A Maine Superior Court judge has ordered Republican Gov. Paul LePage to release about $1.4 million in campaign funds for candidates running under the state’s clean elections law.
The order Thursday by Justice William Stokes would provide public funding for the campaigns of about 174 candidates for the Legislature and one candidate running in the governor’s race.
Under Stokes’ order, LePage has three days to release the funds so they can be distributed by the state’s Commission on Governmental Ethics and Election Practices, which oversees the Maine Clean Election Act.
“The implications of this case go beyond Clean Elections, and touch on the power of the executive and rule of law,” said attorney John Brautigam, who brought the suit. The plaintiffs include Maine Citizens for Clean Elections, as well as candidates and Maine voters who made contributions that qualified the candidates for clean election funding.
Stokes wrote that the three-day deadline “is necessary and proper in this case because the candidate-Plaintiffs are involved in campaigns for election and time is of the essence . . . Failure to make the distributions as required by law and by this Court’s order could, over time, frustrate the very purpose” of the Clean Election Act.
During hearings on the lawsuit last week, Stokes said he expected his decision would be appealed by the LePage administration.

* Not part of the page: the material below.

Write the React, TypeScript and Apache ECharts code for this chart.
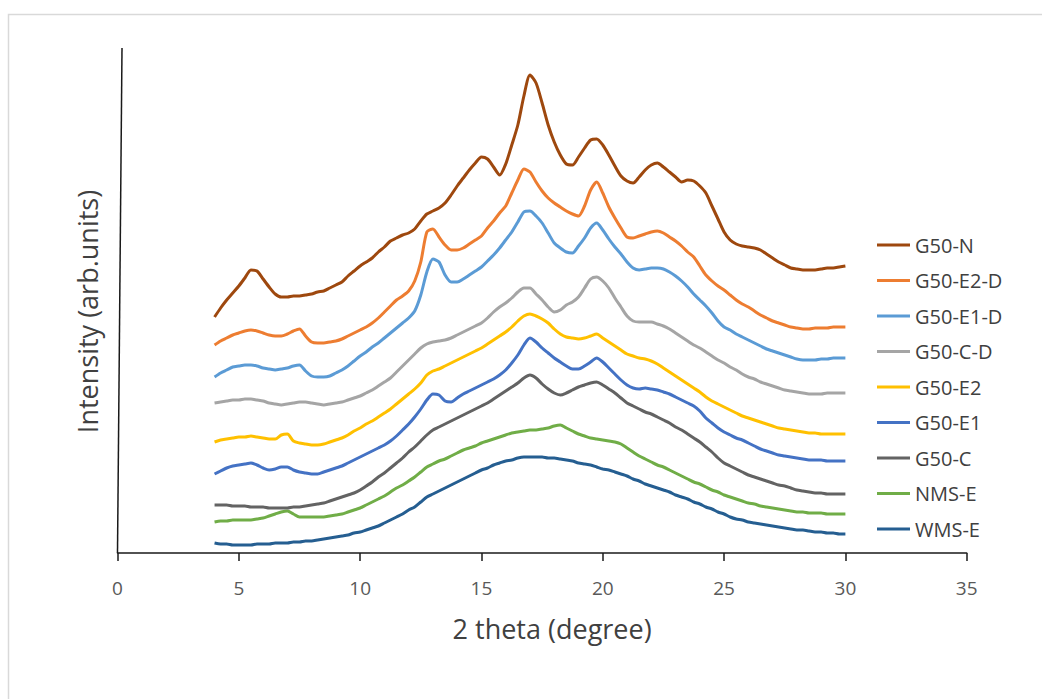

“The Administration is studying the decision and considering options,” LePage’s press secreatry Julie Rabinowitz wrote in an email message to the Press Herald. ” We appreciate that the Court recognized that it lacks the authority to order the Governor to sign financial orders and rejected the bulk of their claims. The decision explicitly removes the Governor from the process.”
Stokes’ ruling does not affect an additional $4.8 million in clean elections funding that is tied up in a partisan dispute in the Maine House of Representatives. The Legislature is now in recess from a special session that was called to, among other things, fix a typo in the state budget law that has prevented the release of those funds.
House Republicans, largely opposed to the publicly financed election system, have withheld the votes needed to fix the error, which would allow the Ethics Commission to distribute those funds as well.
The candidate with the most at stake is independent State Treasurer Terry Hayes, who is running for governor. Under the program, Hayes is presently eligible for an additional $350,000 in funding, based on qualifying $5 contributions to the Clean Election fund made by citizen donors.
“Maine people shouldn’t have to sue their public officials to get them to do their jobs,” Hayes said Thursday.
The suit was filed against LePage when he refused to sign a routine financial order that would have allowed the Ethics Commission to use money left over from the 2016 election cycle for candidates who are eligible for additional funds in 2018. LePage has three times signed similar orders.
“We urge the administration to release the funds immediately now that the court has ruled,” said Anna Kellar, executive director for Maine Citizens for Clean Elections. “If the administration still resists, we will be there to fight every step of the way, defending our democracy from a governor who is increasingly not interested in following the will of Maine people.”